Most monitored schools were flagged for cheating in advance

All but four of the three dozen schools that monitors visited in April as part of the city’s test security program had previously been the subject of cheating allegations.

Last spring, the Department of Education sent test monitors into 37 schools during a six-day period when students take standardized state tests, the results of which weigh heavily in how schools and teacher performances are measured.

Officials had previously billed the visits as a randomized tool to deter school staff from violating test security guidelines.

“Even schools that don’t actually get a visit … know that they could get a visit at any moment,” spokeswoman Connie Pankratz said of the program in August.

But it turns out that 33 of the 37 schools were not randomly selected at all, according to officials. Instead, the department was taking a hard look at the test administration practices of schools where it had already dispatched investigators to look into allegations of cheating.

Not all of the investigations are complete, but the ones that were substantiated turned up a mix of violations that could have given students a chance of performing better on the high-stakes tests. At one school, for instance, students used calculators on the exams even though they were prohibited.

The disclosure comes as the city grapples with ways to ensure that its test scores remain credible, even as the incentives to achieve higher scores multiply and funding for security measures remains scarce. In 2011, monitors visited 97 schools, but Chancellor Dennis Walcott said the department reduced the program this year because of cuts to the central budget.

Investigators found violations at six of the 33 investigated schools, officials said.

The department provided basic information about the investigations to GothamSchools, but did not release entire reports from the cases.

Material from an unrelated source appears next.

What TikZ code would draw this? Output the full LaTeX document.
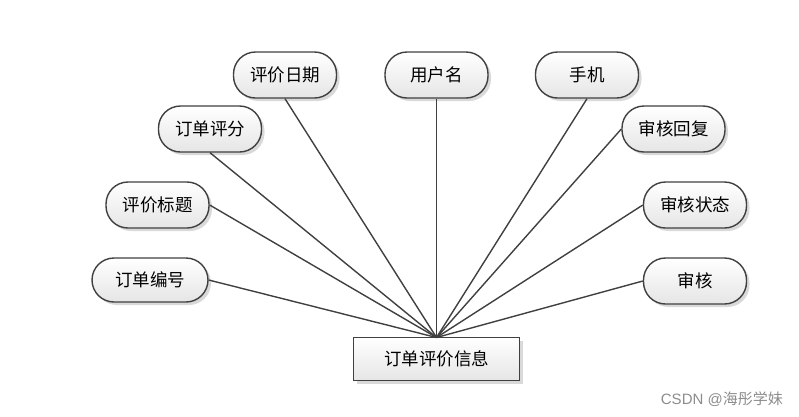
\documentclass[tikz,border=0pt]{standalone}
\usepackage{fontspec}
\newfontfamily\cjk{Noto Sans CJK SC}
\usetikzlibrary{shadows}
\definecolor{edgec}{HTML}{404040}
\tikzset{
  attr/.style={draw=edgec, line width=1.4pt, rounded corners=22pt, minimum width=103pt, minimum height=46pt,
    top color=white, bottom color=black!10, font=\cjk\fontsize{17.5}{19}\selectfont, inner sep=0pt,
    drop shadow={shadow xshift=3pt, shadow yshift=-3pt, opacity=0.25, fill=black!60}},
  entity/.style={draw=edgec, line width=1.4pt, minimum width=166pt, minimum height=43pt,
    top color=white, bottom color=black!10, font=\cjk\fontsize{17.5}{19}\selectfont, inner sep=0pt,
    drop shadow={shadow xshift=3pt, shadow yshift=-3pt, opacity=0.25, fill=black!60}},
  link/.style={draw=edgec, line width=1.4pt}
}
\begin{document}
\begin{tikzpicture}[x=1pt,y=-1pt]
\useasboundingbox (0,0) rectangle (799,416);
\node[entity] (e) at (436.5,359) {订单评价信息};
\coordinate (c) at (436.5,337.5);
\node[attr] (a1) at (285,75) {评价日期};
\node[attr] (a2) at (436.5,75) {用户名};
\node[attr] (a3) at (587,75) {手机};
\node[attr] (a4) at (210,129) {订单评分};
\node[attr] (a5) at (673.5,129) {审核回复};
\node[attr] (a6) at (157.5,205) {评价标题};
\node[attr] (a7) at (695,205) {审核状态};
\node[attr, minimum width=116pt, minimum height=44pt] (a8) at (150,280) {订单编号};
\node[attr] (a9) at (695,281) {审核};
\foreach \n in {a1,a2,a3,a4} \draw[link] (\n.south) -- (c);
\foreach \n in {a5,a7,a9} \draw[link] (\n.west) -- (c);
\foreach \n in {a6,a8} \draw[link] (\n.east) -- (c);
\node[font=\fontspec{Liberation Sans}\fontsize{15}{17}\selectfont, text=black!45, anchor=east, inner sep=0pt] (wm) at (783,399) {CSDN @\cjk 海彤学妹};
\end{tikzpicture}
\end{document}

At Aspire Preparatory Middle School, a teacher handed out calculators to students for a state exam, even though the devices were banned. At Esperanza Preparatory Academy, a staff member instructed teachers to give students more time on tests than was allowed.

Esperanza was among the schools that saw an unusually large decrease in test score proficiency rates in 2012 after monitors visited, just one year after the school doubled those rates.

At four schools where allegations were substantiated, Pankratz said a single teacher violated test proctoring guidelines by “providing assistance to students during exam administration.”

The four schools were M.S. 324 (Manhattan), P.S. 46 (Bronx), P.S. 044 (Bronx), and P.S. 193 (Brooklyn).

Principals at the schools either declined to comment or did not respond to requests seeking comment.

At one of the schools, P.S. 44, the number of fourth grade students who passed their math test nearly tripled in 2011; that number dropped by more than 40 percent after monitors visited.

“We have taken appropriate disciplinary action against these teachers,” Pankratz said, but she did not provide additional details.

Not all of the violations may have been intentional. A source said that the cheating allegation at M.S. 324 emerged from a misunderstanding and that it was substantiated on a technicality.  The person said that a teacher was overheard telling students who had finished their exams to review their answer sheets before submitting it.

Teacher proctors aren’t allow to speak during the exam except when giving directions or answering questions about the directions.

At 19 of the 33 schools, the department could not substantiate allegations of cheating or other test improprieties. That includes Choir Academy of Harlem, where test scores and graduation rates increased during the two-year helm of a former principal who was denied tenure and removed from the school last January. The test scores plummeted after the principal left and test monitors visited.

Eight schools are still under investigation.